Worse, by providing directors an open-ended list of interests they “may” consider, the court has weakened the managerial discipline imposed by legal accountability to shareholders. Since directors can justify any decision by appealing to amorphous “stakeholder” interests, the court’s ruling amplifies the danger—pervasive in corporate governance—that directors will simply act in their own interests. Compounding this error, the court conflates the fiduciary duty under CBCA s 122(1)(a) with the statutorily distinct oppression remedy under CBCA s 241. By importing its broad conception of fiduciary duties into oppression remedy analysis, the court jeopardizes the original purpose of the oppression remedy itself, which was to protect minority shareholders. If directors may sacrifice shareholder interests to alleged stakeholder concerns, it may limit the ability of minority shareholders to bring successful oppression claims. Beyond these substantive issues, one could also criticize BCE for the court’s minimal engagement with academic scholarship, its misreading of Delaware case law, and its selective use of Canadian precedent. At some point, however, the criticisms become gratuitous. The important point is that while the Supreme Court is a standardizing force in Canadian corporate law, its influence is not necessarily for the better.

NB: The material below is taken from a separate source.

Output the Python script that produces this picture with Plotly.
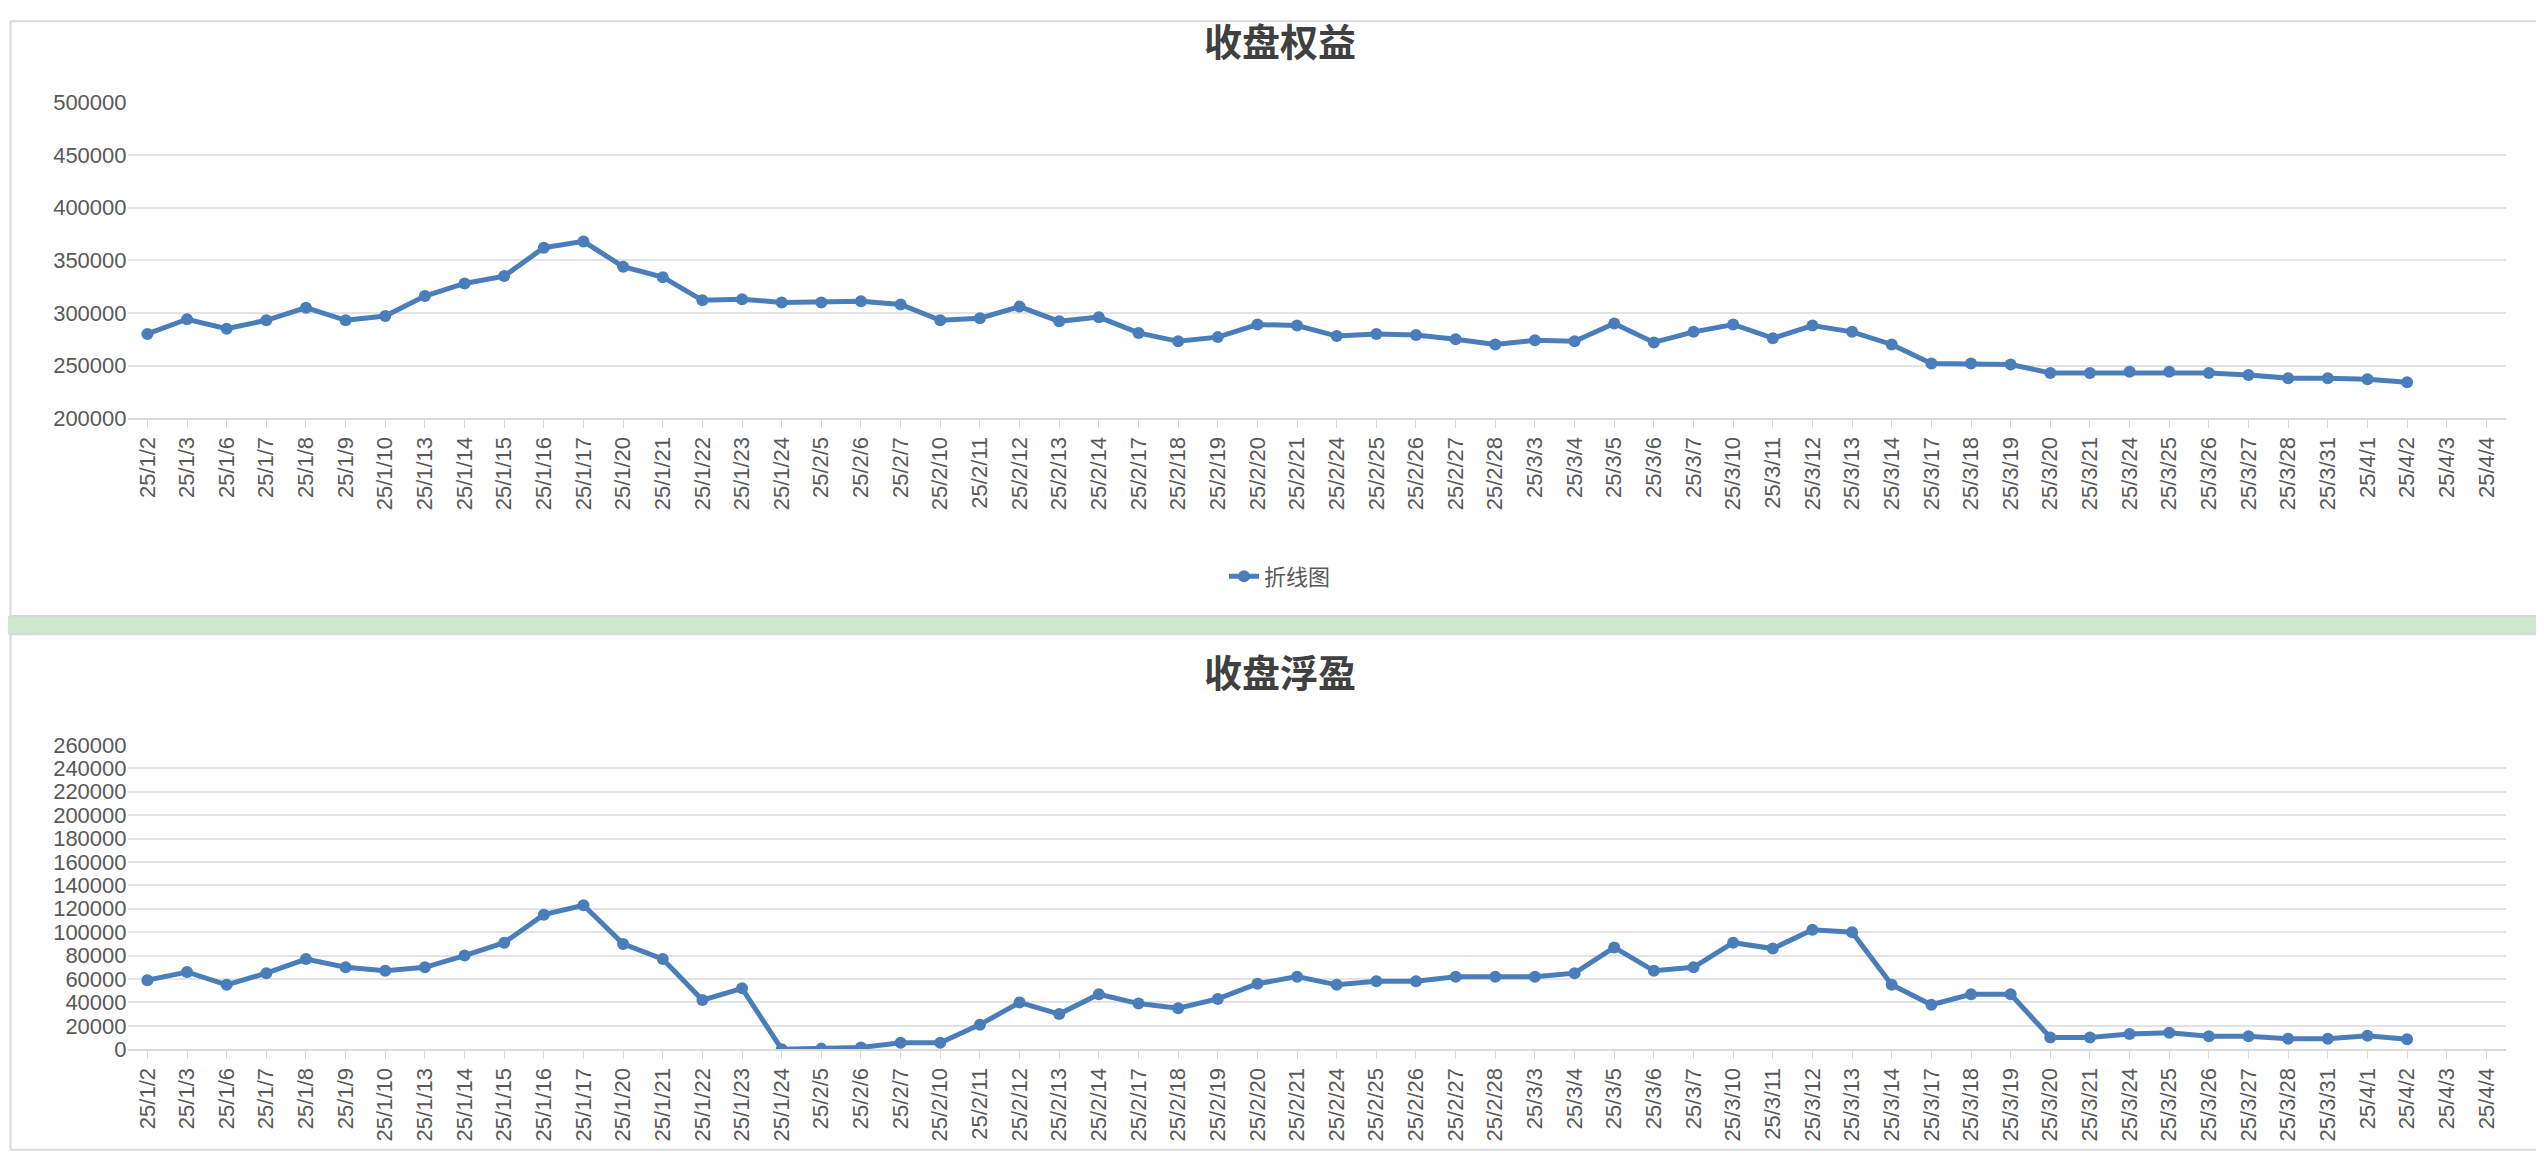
import plotly.graph_objects as go

dates = ["25/1/2", "25/1/3", "25/1/6", "25/1/7", "25/1/8", "25/1/9", "25/1/10", "25/1/13", "25/1/14",
         "25/1/15", "25/1/16", "25/1/17", "25/1/20", "25/1/21", "25/1/22", "25/1/23", "25/1/24",
         "25/2/5", "25/2/6", "25/2/7", "25/2/10", "25/2/11", "25/2/12", "25/2/13", "25/2/14",
         "25/2/17", "25/2/18", "25/2/19", "25/2/20", "25/2/21", "25/2/24", "25/2/25", "25/2/26",
         "25/2/27", "25/2/28", "25/3/3", "25/3/4", "25/3/5", "25/3/6", "25/3/7", "25/3/10",
         "25/3/11", "25/3/12", "25/3/13", "25/3/14", "25/3/17", "25/3/18", "25/3/19", "25/3/20",
         "25/3/21", "25/3/24", "25/3/25", "25/3/26", "25/3/27", "25/3/28", "25/3/31", "25/4/1",
         "25/4/2", "25/4/3", "25/4/4"]

equity = [280000, 294000, 285000, 293000, 305000, 293000, 297000, 316000, 328000, 335000,
          362000, 368000, 344000, 334000, 312000, 313000, 310000, 310000, 311000, 308000,
          293000, 295000, 306000, 292000, 296000, 281000, 273000, 277000, 289000, 288000,
          278000, 280000, 279000, 275000, 270000, 274000, 273000, 290000, 272000, 282000,
          289000, 276000, 288000, 282000, 270000, 252000, 252000, 251000, 243000, 243000,
          244000, 244000, 243000, 241000, 238000, 238000, 237000, 234000]

floating = [59000, 66000, 55000, 65000, 77000, 70000, 67000, 70000, 80000, 91000,
            115000, 123000, 90000, 77000, 42000, 52000, 0, 500, 1500, 5500,
            5500, 21000, 40000, 30000, 47000, 39000, 35000, 43000, 56000, 62000,
            55000, 58000, 58000, 62000, 62000, 62000, 65000, 87000, 67000, 70000,
            91000, 86000, 102000, 100000, 55000, 38000, 47000, 47000, 10000, 10000,
            13000, 14000, 11000, 11000, 9000, 9000, 11500, 8500]

blue = "#4a7ebb"
font = "Liberation Sans, Arial, sans-serif"

fig = go.Figure()
fig.add_trace(go.Scatter(x=dates[:len(equity)], y=equity, mode="lines+markers", name="折线图",
                         line=dict(color=blue, width=5), marker=dict(size=12, color=blue),
                         xaxis="x", yaxis="y"))
fig.add_trace(go.Scatter(x=dates[:len(floating)], y=floating, mode="lines+markers", name="折线图",
                         line=dict(color=blue, width=5), marker=dict(size=12, color=blue),
                         xaxis="x2", yaxis="y2", showlegend=False))

xcommon = dict(type="category", categoryorder="array", categoryarray=dates,
               tickangle=-90, tickfont=dict(size=22, color="#595959", family=font),
               showgrid=False, showline=True, linecolor="#d9d9d9", linewidth=2,
               ticks="outside", ticklen=8, tickcolor="#d9d9d9", range=[-0.5, len(dates) - 0.5],
               domain=[0.047, 0.982])
ycommon = dict(showgrid=True, gridcolor="#e3e3e3", gridwidth=2, zeroline=False, tickformat="d",
               tickfont=dict(size=22, color="#595959", family=font), ticks="", showline=False)

fig.update_layout(
    width=2544, height=1156,
    paper_bgcolor="white", plot_bgcolor="white",
    margin=dict(l=0, r=0, t=0, b=0),
    xaxis=dict(xcommon, anchor="y"),
    yaxis=dict(ycommon, domain=[0.648, 0.927], range=[200000, 500000], dtick=50000),
    xaxis2=dict(xcommon, anchor="y2"),
    yaxis2=dict(ycommon, domain=[0.09, 0.359], range=[0, 260000], dtick=20000),
    legend=dict(orientation="h", x=0.5, xanchor="center", y=0.508, yanchor="middle",
                font=dict(size=22, color="#595959", family="Noto Sans CJK SC")),
    annotations=[
        dict(text="<b>收盘权益</b>", x=0.5, y=0.983, yanchor="middle", xref="paper", yref="paper",
             showarrow=False, font=dict(size=38, color="#404040", family="Noto Sans CJK SC")),
        dict(text="<b>收盘浮盈</b>", x=0.5, y=0.425, yanchor="middle", xref="paper", yref="paper",
             showarrow=False, font=dict(size=38, color="#404040", family="Noto Sans CJK SC")),
    ],
    shapes=[
        dict(type="rect", xref="paper", yref="paper", x0=0, x1=1, y0=0.457, y1=0.473,
             fillcolor="#cfe8d0", line=dict(width=0), layer="below"),
        dict(type="rect", xref="paper", yref="paper", x0=0.001, x1=0.999, y0=0.473, y1=0.999,
             line=dict(color="#d9d9d9", width=2)),
        dict(type="rect", xref="paper", yref="paper", x0=0.001, x1=0.999, y0=0.001, y1=0.457,
             line=dict(color="#d9d9d9", width=2)),
    ],
)

fig.write_html("out.html")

For these reasons, Canadian courts should think carefully about whether the Supreme Court’s interpretation of the CBCA—questionable on its own terms—should also be transposed onto provincial corporations acts, especially in the absence of legislative amendments. Given the complex legal and policy issues raised by expanding fiduciary duties, it would be more appropriate to wait and see whether provincial legislatures follow Parliament’s example.
In the meantime, there is nothing to fear from substantive diversity in Canadian corporate law. As a nation, Canada rightly prides itself on its legal pluralism, its distinct regional identities, and its unique system of democratic federalism. It would be ironic to impose uniform standards onto its multijurisdictional corporate law.